James Harrison didn't make new friends with a collection of caustic comments in a recent magazine profile, but recently-retired linebacker Mike Vrabel doesn't believe the outspoken Steelers All-Pro should be fined or suspended for harsh words toward NFL Commissioner Roger Goodell.
Vrabel was a call-in guest on WEEI radio in Boston on Friday, where he said the NFLPA "would have an issue if (Harrison) were suspended or fined."
"I know that James Harrison is a heck of a player and one the Pittsburgh Steelers and their fans and their coaches probably really enjoy and are glad that he's on their team," he said. "As long as his teammates are fine with it, we support him as an association."
Vrabel has been an active presence on issues of player rights, making him qualified to speak on the subject of Harrison. The former Steelers, Patriots, and Chiefs LB was one of 10 players named as a plaintiff in the Brady et al v. the National Football League et al antitrust lawsuit filed in March.
Vrabel said it was clear that many of Harrison's comments about Goodell were not meant to be taken literally. Harrison called Goodell an anti-gay slur, "stupid," "puppet" and "dictator" in the August issue of Men's Journal.

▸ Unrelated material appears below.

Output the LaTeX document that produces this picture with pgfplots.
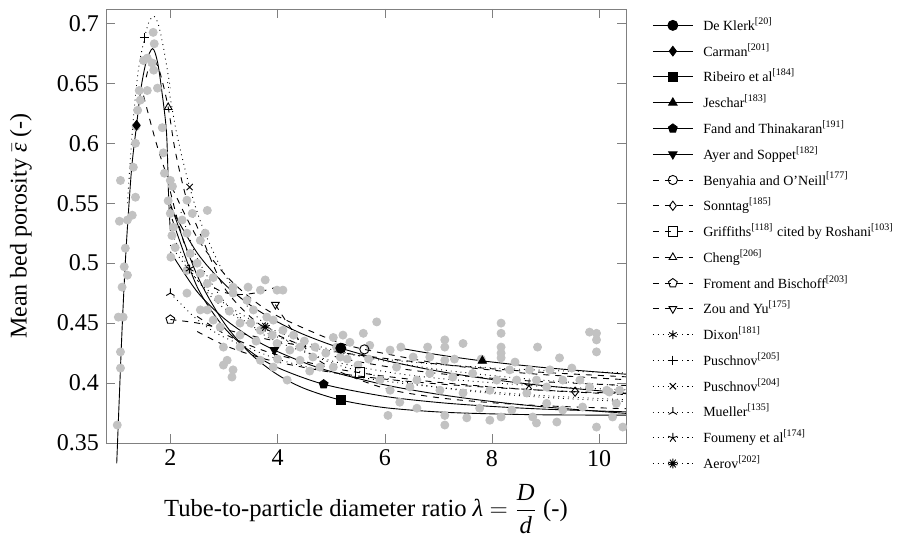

"Do you think that Roger Goodell is a crook? I don't think that anybody would read that and think that he's somehow taking the money that James Harrison is fined and putting it in his pocket. I don't think anyone believes that," Vrabel said. "I think it was said as, 'Man, this guy is taking money from me, he's fining money from me and my teammates and players around the league.' And that money is going to charity and it going to a good cause. But there are certain things that are said that you kind of just have to take it at 30,000 feet and move on."
Vrabel thinks Goodell can handle the criticism.
"Roger's got big shoulders, Roger understands," Vrabel said. "I would say to Roger or anybody else that had a problem with it, I would say what Bill (Belichick) said to us: To (those who) much is given, much is expected. And Roger is given a lot in form of compensation and being in the situation that he's in so there's a lot expected of him. And if that means taking the higher road and calling James and trying to figure out how to get this thing settled between them or whatever issue they have going on."
Vrabel confirmed last Monday the end of his 14-year career and that he had taken a job as linebackers coach with Ohio State University, his alma mater. The position was previously held by his college roommate and teammate, Luke Fickell, who was elevated to interim head coach when Jim Tressel resigned May 30.